Cloning and molecular characterization of a cDNA clone coding for Trichomonas vaginalis alpha-actinin and intracellular localization of the protein

Abstract

We have identified and sequenced a cDNA clone coding for Trichomonas vaginalis alpha-actinin. Analysis of the obtained sequence revealed that the 2,857-nucleotide-long cDNA contained an open reading frame encoding 849 amino acids which showed consistent homology with alpha-actinins of different species. Such homology was particularly significant in regions which have been reported to represent the actin-binding and Ca2+-binding domains in other alpha-actinins. The deduced protein was also characterized by the presence of a divergent central region thought to play a role in its high immunogenicity. A study of protein localization performed by immunofluorescence revealed that the protein is diffusely distributed throughout the T. vaginalis cytoplasm when the cell is pear shaped. When parasites adhere and transform into the amoeboid morphology, the protein is located only in areas close to the cytoplasmic membrane and colocalizes with actin. Concomitantly with transformation into the amoeboid morphology, alpha-actinin mRNA expression is upregulated.

FIG. 1

(A) Deduced amino acid sequence of the T. vaginalis alpha-actinin cDNA. The actin-binding site and the EF-hand domain are shown in bold. The underlined amino acids represent the central, divergent region. (B) Homology between actin-binding site of T. vaginalis alpha-actinin and actin-binding sites of other alpha-actinins.
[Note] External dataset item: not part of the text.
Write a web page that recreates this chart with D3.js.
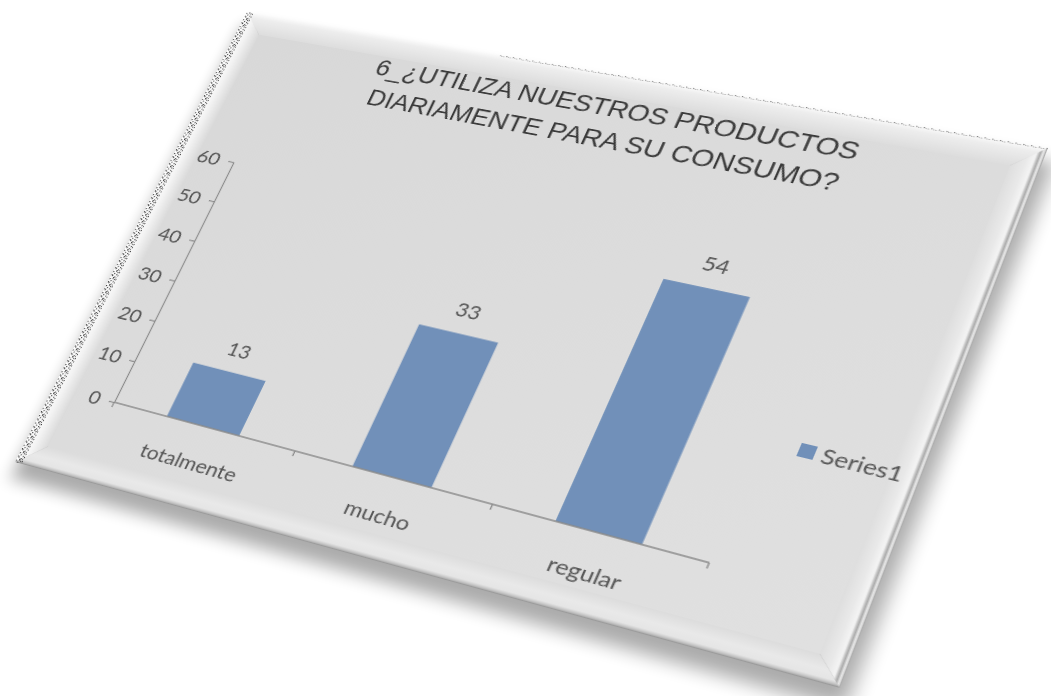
<!DOCTYPE html>
<html>
<head>
<meta charset="utf-8">
<script src="https://cdn.jsdelivr.net/npm/d3@7"></script>
<style>
  html, body { margin: 0; background: #ffffff; overflow: hidden; width: 1051px; height: 696px; }
  .layer { position: absolute; left: 0; top: 0; transform-origin: 0 0; }
</style>
</head>
<body>
<div id="plate" class="layer"></div>
<div id="chart" class="layer"></div>
<script>
// ---- chart data ----
const categories = ["totalmente", "mucho", "regular"];
const values = [13, 33, 54];
const yTicks = [0, 10, 20, 30, 40, 50, 60];
const seriesName = "Series1";
const titleLines = ["6_\u00BFUTILIZA NUESTROS PRODUCTOS", "DIARIAMENTE PARA SU CONSUMO?"];

// ---- flat chart space ----
const W = 830, H = 580;
const plotL = 60, plotR = 664, plotT = 180, plotB = 481;

const x = d3.scaleBand().domain(categories).range([plotL, plotR]).paddingInner(0.6).paddingOuter(0.3);
const y = d3.scaleLinear().domain([0, 60]).range([plotB, plotT]);

// ---- projective placement ----
function solveLinear(A, B) {
  const n = B.length;
  A = A.map(r => r.slice()); B = B.slice();
  for (let c = 0; c < n; c++) {
    let p = c;
    for (let r = c + 1; r < n; r++) if (Math.abs(A[r][c]) > Math.abs(A[p][c])) p = r;
    [A[c], A[p]] = [A[p], A[c]]; [B[c], B[p]] = [B[p], B[c]];
    for (let r = 0; r < n; r++) {
      if (r === c) continue;
      const f = A[r][c] / A[c][c];
      for (let k = c; k < n; k++) A[r][k] -= f * A[c][k];
      B[r] -= f * B[c];
    }
  }
  return B.map((b, i) => b / A[i][i]);
}
// least-squares homography (flat -> page) from any number of point pairs
function fitHomography(src, dst) {
  const s = 1000, rows = [], rhs = [];
  src.forEach(([X0, Y0], i) => {
    const X = X0 / s, Y = Y0 / s, u = dst[i][0] / s, v = dst[i][1] / s;
    rows.push([X, Y, 1, 0, 0, 0, -X * u, -Y * u]); rhs.push(u);
    rows.push([0, 0, 0, X, Y, 1, -X * v, -Y * v]); rhs.push(v);
  });
  const N = Array.from({ length: 8 }, () => new Array(8).fill(0)), R = new Array(8).fill(0);
  rows.forEach((r, k) => {
    for (let i = 0; i < 8; i++) {
      R[i] += r[i] * rhs[k];
      for (let j = 0; j < 8; j++) N[i][j] += r[i] * r[j];
    }
  });
  const [a, b, c, d, e, f, g, h] = solveLinear(N, R);
  return [a, b, c * s, d, e, f * s, g / s, h / s];
}
function matrix3d(m) {
  const [a, b, c, d, e, f, g, h] = m;
  return `matrix3d(${a},${d},0,${g},${b},${e},0,${h},0,0,1,0,${c},${f},0,1)`;
}

// plate outline on the page
const plateM = fitHomography([[0, 0], [W, 0], [W, H], [0, H]],
  [[247, 12], [1048, 148], [840, 688], [15, 462]]);

// chart content anchored on axis ends and bar corners
const bx0 = categories.map(c => x(c)), bx1 = categories.map(c => x(c) + x.bandwidth());
const anchorsFlat = [
  [plotL, y(60)], [plotL, y(0)], [plotR, y(0)],
  [bx0[0], y(values[0])], [bx1[0], y(values[0])],
  [bx0[1], y(values[1])], [bx1[1], y(values[1])],
  [bx0[2], y(values[2])], [bx1[2], y(values[2])],
  [bx0[0], y(0)], [bx1[0], y(0)]
];
const anchorsPage = [
  [233, 163], [114, 397], [708, 564],
  [192, 365], [266, 382],
  [420, 325], [500, 342],
  [663, 280], [750, 294],
  [167, 417], [240, 437]
];
const chartM = fitHomography(anchorsFlat, anchorsPage);

// ---- plate ----
const plate = d3.select("#plate")
  .style("width", W + "px").style("height", H + "px")
  .style("transform", matrix3d(plateM));
const ps = plate.append("svg").attr("width", W).attr("height", H)
  .style("overflow", "visible").style("display", "block");

const defs = ps.append("defs");
const blur = defs.append("filter").attr("id", "shadow")
  .attr("x", "-10%").attr("y", "-10%").attr("width", "120%").attr("height", "125%");
blur.append("feGaussianBlur").attr("stdDeviation", 9);

function linGrad(id, x1, y1, x2, y2, stops) {
  const g = defs.append("linearGradient").attr("id", id)
    .attr("x1", x1).attr("y1", y1).attr("x2", x2).attr("y2", y2);
  stops.forEach(([o, c]) => g.append("stop").attr("offset", o).attr("stop-color", c));
}
linGrad("face", 0, 0, 1, 1, [[0, "#d8d8d8"], [0.5, "#dcdcdc"], [1, "#e0e0e0"]]);
linGrad("bevTop", 0, 0, 0, 1, [[0, "#fbfbfb"], [0.25, "#ededed"], [1, "#dddddd"]]);
linGrad("bevLeft", 0, 0, 1, 0, [[0, "#ffffff"], [0.45, "#f3f3f3"], [1, "#dadada"]]);
linGrad("bevBottom", 0, 0, 0, 1, [[0, "#dcdcdc"], [0.5, "#e9e9e9"], [0.8, "#e5e5e5"], [0.93, "#bdbdbd"], [1, "#8f8f8f"]]);
linGrad("bevRight", 0, 0, 1, 0, [[0, "#dedede"], [0.45, "#e9e9e9"], [0.7, "#f4f4f4"], [0.82, "#a9a9a9"], [0.92, "#f0f0f0"], [1, "#9a9a9a"]]);

// speckled outer rim
const speck = defs.append("pattern").attr("id", "speck")
  .attr("patternUnits", "userSpaceOnUse").attr("width", 7).attr("height", 9);
[[0, 1], [3, 0], [5, 4], [1, 6], [4, 7], [2, 3], [6, 8], [0, 5], [3, 8], [5, 1]].forEach(([px, py]) =>
  speck.append("rect").attr("x", px).attr("y", py).attr("width", 1.3).attr("height", 1.3).attr("fill", "#2e2e2e"));

ps.append("rect")
  .attr("x", 4).attr("y", 14).attr("width", W + 6).attr("height", H + 4)
  .attr("fill", "#000").attr("opacity", 0.33)
  .attr("filter", "url(#shadow)");

const bw = 26;
const bevel = ps.append("g");
bevel.append("polygon").attr("points", [[0, 0], [W, 0], [W - bw, bw], [bw, bw]].join(" ")).attr("fill", "url(#bevTop)");
bevel.append("polygon").attr("points", [[0, 0], [bw, bw], [bw, H - bw], [0, H]].join(" ")).attr("fill", "url(#bevLeft)");
bevel.append("polygon").attr("points", [[0, H], [bw, H - bw], [W - bw, H - bw], [W, H]].join(" ")).attr("fill", "url(#bevBottom)");
bevel.append("polygon").attr("points", [[W, 0], [W, H], [W - bw, H - bw], [W - bw, bw]].join(" ")).attr("fill", "url(#bevRight)");
bevel.append("rect").attr("x", bw).attr("y", bw).attr("width", W - 2 * bw).attr("height", H - 2 * bw).attr("fill", "url(#face)");
bevel.append("rect").attr("x", 0).attr("y", 0).attr("width", 8).attr("height", H).attr("fill", "url(#speck)").attr("opacity", 0.9);
bevel.append("rect").attr("x", W * 0.35).attr("y", 0).attr("width", W * 0.65).attr("height", 1.6).attr("fill", "url(#speck)").attr("opacity", 0.6);

// ---- chart ----
const chart = d3.select("#chart")
  .style("width", W + "px").style("height", H + "px")
  .style("transform", matrix3d(chartM));
const svg = chart.append("svg").attr("width", W).attr("height", H)
  .style("overflow", "visible").style("display", "block");

const textColor = "#555555";
const axisColor = "#8a8a8a";
const barColor = "#7190b9";
const labelFont = "Lato, 'Open Sans', sans-serif";

// title
svg.append("g").selectAll("text").data(titleLines).join("text")
  .attr("x", 401).attr("y", (d, i) => 45 + i * 37)
  .attr("text-anchor", "middle")
  .attr("font-family", "'Liberation Sans', Arial, sans-serif")
  .attr("font-size", 27).attr("fill", "#3b3b3b")
  .text(d => d);

// value axis
const yAxis = svg.append("g").attr("transform", `translate(${plotL},0)`)
  .call(d3.axisLeft(y).tickValues(yTicks).tickSize(6).tickSizeOuter(0).tickPadding(10));
yAxis.select(".domain").attr("stroke", axisColor).attr("stroke-width", 1.3);
yAxis.selectAll(".tick line").attr("stroke", axisColor).attr("stroke-width", 1.3);
yAxis.selectAll(".tick text")
  .attr("font-family", labelFont).attr("font-size", 22).attr("fill", textColor);

// bars
svg.append("g").selectAll("rect").data(values).join("rect")
  .attr("x", (d, i) => x(categories[i]))
  .attr("y", d => y(d))
  .attr("width", x.bandwidth())
  .attr("height", d => y(0) - y(d))
  .attr("fill", barColor);

// value labels
svg.append("g").selectAll("text").data(values).join("text")
  .attr("x", (d, i) => x(categories[i]) + x.bandwidth() / 2)
  .attr("y", d => y(d) - 18)
  .attr("text-anchor", "middle")
  .attr("font-family", labelFont).attr("font-size", 21).attr("fill", textColor)
  .text(d => d);

// category axis
const xAxis = svg.append("g");
xAxis.append("line").attr("x1", plotL).attr("x2", plotR).attr("y1", y(0)).attr("y2", y(0))
  .attr("stroke", axisColor).attr("stroke-width", 1.3);
const bounds = categories.map(c => x(c) - x.step() * x.paddingOuter()).concat([plotR]);
xAxis.selectAll(".tk").data(bounds).join("line").attr("class", "tk")
  .attr("x1", d => d).attr("x2", d => d).attr("y1", y(0)).attr("y2", y(0) + 6)
  .attr("stroke", axisColor).attr("stroke-width", 1.3);
xAxis.selectAll("text").data(categories).join("text")
  .attr("x", d => x(d) + x.bandwidth() / 2 + 3)
  .attr("y", y(0) + 50)
  .attr("text-anchor", "middle")
  .attr("font-family", labelFont).attr("font-size", 22).attr("fill", textColor)
  .text(d => d);

// legend
const legend = svg.append("g").attr("transform", "translate(697,344)");
legend.append("rect").attr("width", 14).attr("height", 14).attr("fill", barColor);
legend.append("text").attr("x", 20).attr("y", 15)
  .attr("font-family", labelFont).attr("font-size", 21.5).attr("fill", textColor)
  .text(seriesName);
</script>
</body>
</html>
Consensus indicates the most frequent amino acid at that position. Uppercase letters indicate that the amino acid is present in all peptides; lowercase letters indicate the most common amino acid. (C) Homology between EF-hand (Ca²⁺-chelating domain) of T. vaginalis alpha-actinin and EF-hands of other alpha-actinins. Consensus indicates the EF-hand consensus sequence (33). The calcium-chelating side chains are also shown (x, y, z-y-x, and -z). D, oxygen-containing side chain; L, hydrophobic side chain; Tv, T. vaginalis; Dd, D. discoideum; Drome, D. melanogaster.

FIG. 2

Alignment of the alpha-actinin central region in amino acid sequences from T. vaginalis (Tv), D. discoideum (Dd), Homo sapiens (Human), D. melanogaster (Dm), and chick. Boxes represent the amino acids that match those in T. vaginalis alpha-actin exactly. The alignment was obtained by the Clustal method with the MegAlign program (Lasergene Suite; DnaStar Inc., Madison, Wis.).

FIG. 3

(A) Phase-contrast micrograph of an amoeboid T. vaginalis organism coincubated with HeLa cells. (B) Immunofluorescence pattern of alpha-actinin in the corresponding sample. Cells were fixed and processed for immunofluorescence staining with anti–T. vaginalis alpha-actinin antibodies. These images show the lack of cross-reactivity between parasite and host alpha-actinins.

FIG. 4

Distribution of alpha-actinin in different morphological forms of T. vaginalis. Living T. vaginalis organisms in suspension and adhering on coverslips were fixed and processed for immunofluorescence staining with anti–T. vaginalis alpha-actinin antibodies. (Right panels) Immunofluorescence patterns of alpha-actinin during different morphological stages of the parasites: A, pear-shaped form; D, fully amoeboid form; B and C, intermediate stages. (Left panel) Phase-contrast micrographs of the corresponding samples. This sequence of images shows the redistribution of alpha-actinin in the periphery of the microorganism following transformation into the amoeboid morphology.

FIG. 5

Representative experiment showing a Northern blot and RT-PCR of total mRNA extracted from pear-shaped (lanes a) and amoeboid (lanes b) T. vaginalis organisms. (Northern blot) Panel 1, hybridization bands obtained with an actin probe; panel 2, hybridization bands obtained with an alpha-actinin probe. (RT-PCR) Panel 3, amplification bands obtained from RNA extracted from pear-shaped and amoeboid parasites with actin primers; panel 4, amplification bands obtained with alpha-actinin primers.